{"Church Year" painting by Lucia Wiley}
Lately I’ve been pondering the place of traditions and memories in the life of a family. I noticed that my fondest childhood memories involve some sort of habit or custom: Every June we went to the town’s fair...Every Thanksgiving morning we gathered for a football game in the snow...Every spring we washed the fence. Those predictable rhythms of the year gave my siblings and me reasons to anticipate things to come, and they built a spirit of camaraderie among us.
All humans love traditions, but especially children love traditions. The goal of the liturgical home is to capitalize on this in order to bring the life of the family into the rhythm of the life of the church. Over time, the rise and fall of everyday family life subtly syncs itself with the rise and fall of the major and minor feasts of the church year.
For example, I’ve heard of the idea of woodworking on St. Joseph's day.

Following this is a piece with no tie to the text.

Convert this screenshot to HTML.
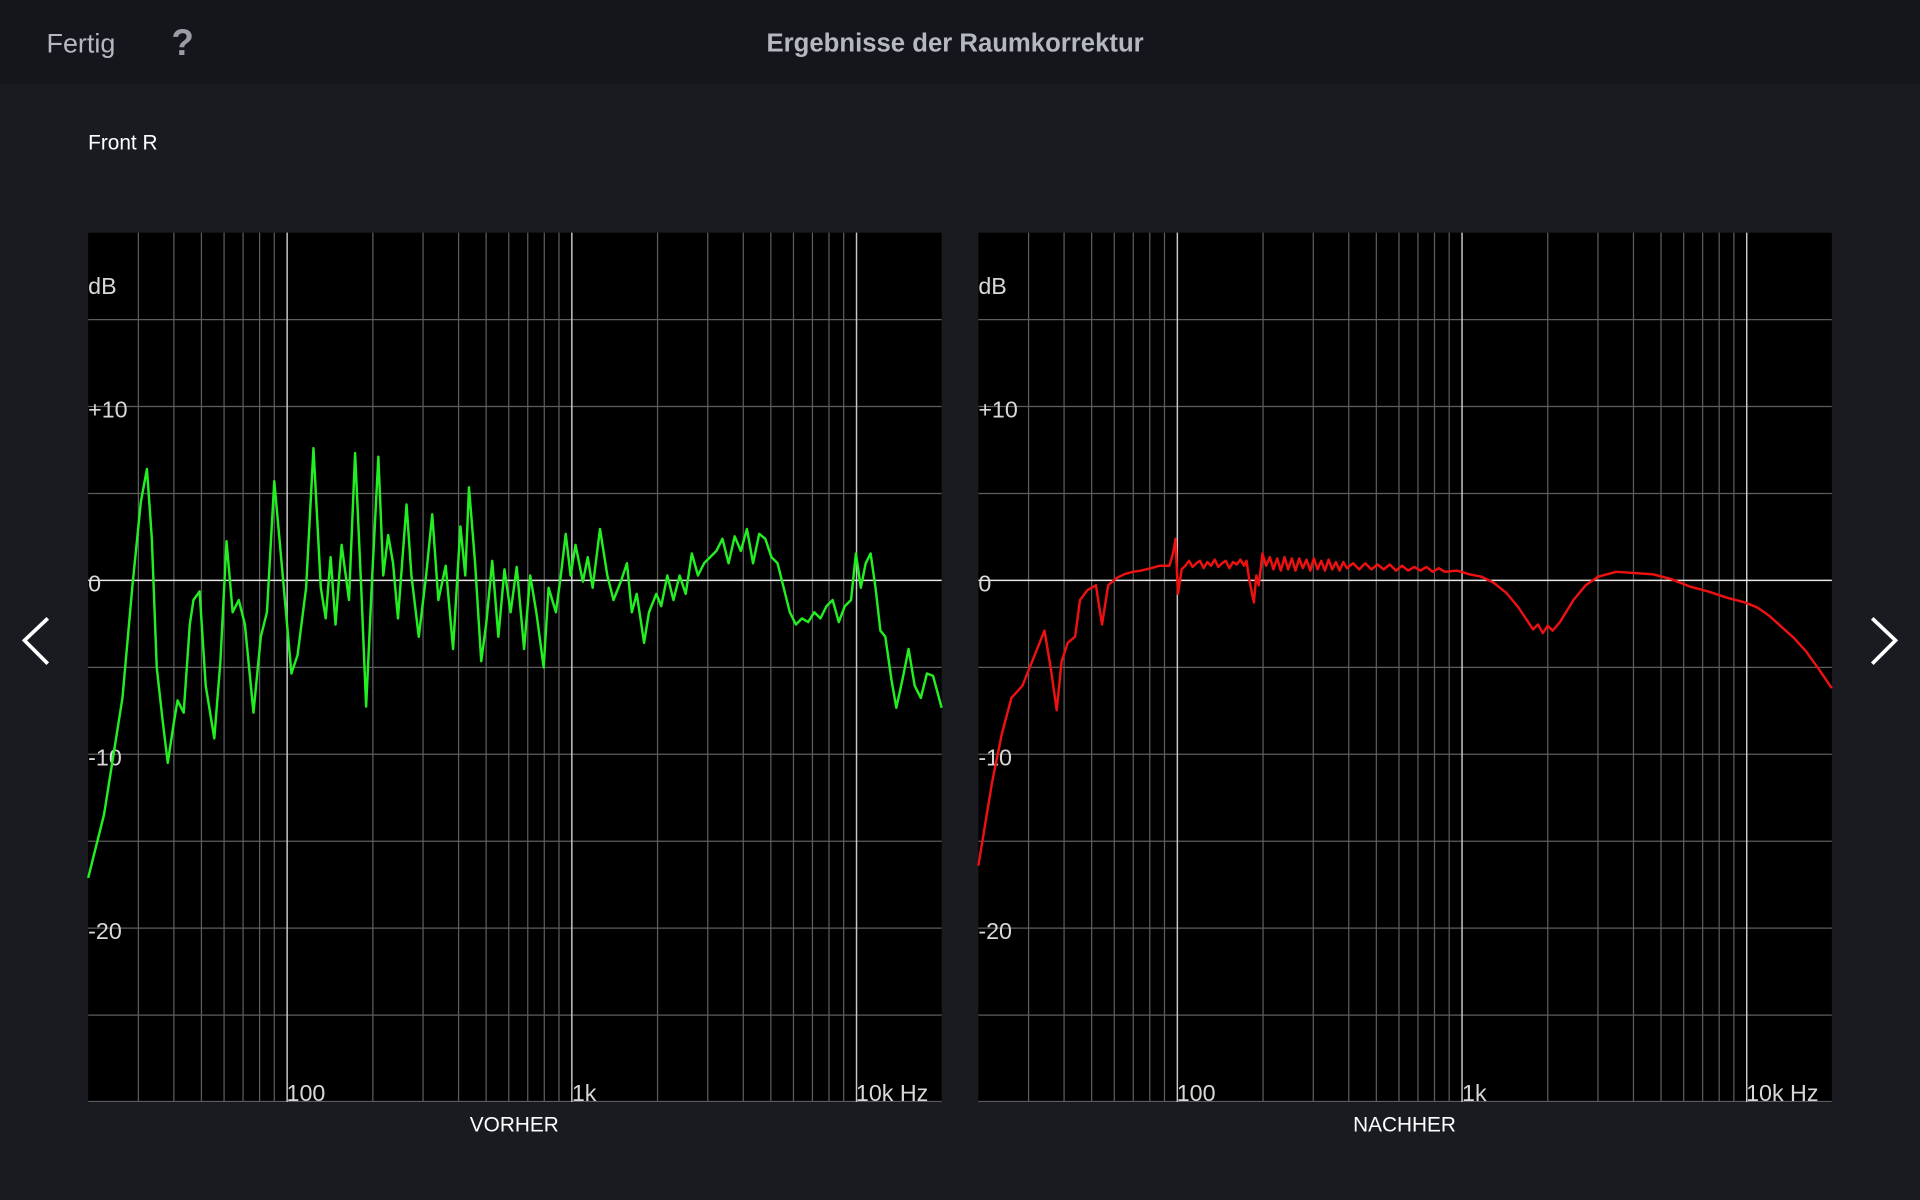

I imagine that many children would anticipate participating in a family’s annual woodworking project. There wouldn’t necessarily need to be a long lesson about St. Joseph during the project. Instead, year after year, the rhythm of the church year would pound itself into the heart of a child. One day, a guest comes to the house and notices the bookshelf. A child pipes up, “Oh, we made that last year for St. Joseph's Day. This year we might build a bench for the hallway.”
Season after season, the life of the family is immersed in the life of Christ, and the members of the family become true imitators of Christ. Because of this, one of the ways that our children mature in Christ occurs beyond their consciousness. Jesus quietly slips into their hearts over the course of the relentless repetition of the liturgical year. As Joan Chittiser writes, “The liturgical year is the process of slow, sure immersion in the life of Christ that, in the end, claims us, too, as heralds of that life ourselves.”